Follow our weekly series, Throwback Thursday, designed to help celebrate 50 years of OHA. We’ll profile a year in the life of the organization each week with photos, logos, and highlights taken from the Oral History Association Newsletter. We welcome your memories, photos, and comments at firstname.lastname@example.org.
OHA in 1978…
Ron Marcello, University of North Texas, OHA Executive Secretary
(Archive of the University of North Texas)
President: Waddy W. Moore, University of Central Arkansas
Site of the Annual Colloquium: Savannah, Georgia
Newsletter: Tom Charlton, editor; Adelaide Darling, Margaret Miller, David Stricklin, and Philip Thompson, associate editors
Editorial office: Baylor University, Waco, Texas
Annual individual membership: $10
Highlights of the year from the Oral History Association newsletter
- OHA President Waddy Moore, in his editorial in the Spring ’78 newsletter, remarked that he believed the organization had entered its second stage of self analysis. “In the earlier years we were preoccupied with the what and the how of oral history. After thirteen years of sharing and contrasting what we do and how we do it we have turned the proverbial corner and are moving significantly forward by raising deeper philosophical and theoretical questions about oral history.” He pointed to the recently established oral history program evaluation committee and the increased attention to standards and credibility as evidence of this new phase.
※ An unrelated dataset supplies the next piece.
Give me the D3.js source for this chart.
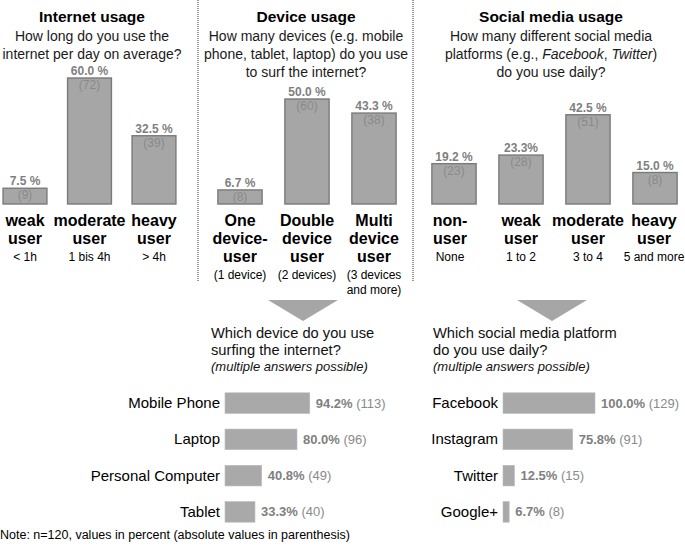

- NASA oral history work was the subject of a feature article in the Summer issue. Veteran historian James Grimwood analyzed documents and found an “unevenness” in the source material provided by the space agency. “In a classic example of using oral history to fill gaps in the written record, Grimwood began to do specific topical interviews during his work on the Mercury project history.” He was surprised how easy it was to find project participants. “People came out of the walls to talk to us.”
- The Fall issue of the newsletter reported on the role of oral history in the women’s rights movement. “After beginning with studies of women prominent in politics and academics, interviewing in recent years has shed light on less prominent working women and on feminism itself.” The article discussed ongoing projects and the Colloquium screening of With Babies and Banners: Story of the Women’s Emergency Brigade, a forty-five minute documentary film on the 1937 sit-down strike at the General Motors plant in Flint, Michigan, and the roles of the working women and wives and mothers of the strikers.
Who were we interviewing in 1978?
- Samuel Floyd of Southern Illinois University — some of the thousands of black musicians who entered three camps of the Great Lakes Naval Training Center during World War II who were formed into some the best concert, military, and swing bands of the War, called the “Great Lakes Experience.”
- American Institute of Physics, Center for History of Physics — individuals active in the world of physics, astronomy, industrial science and computer science.
- The Eleanor Roosevelt Oral History Project — over 100 people connected to Roosevelt’s life and work.
- Center for Southern Folklore — documenting the rapidly disappearing folk traditions and ways of the South by interviewing people about music, crafts, religion, and occupations.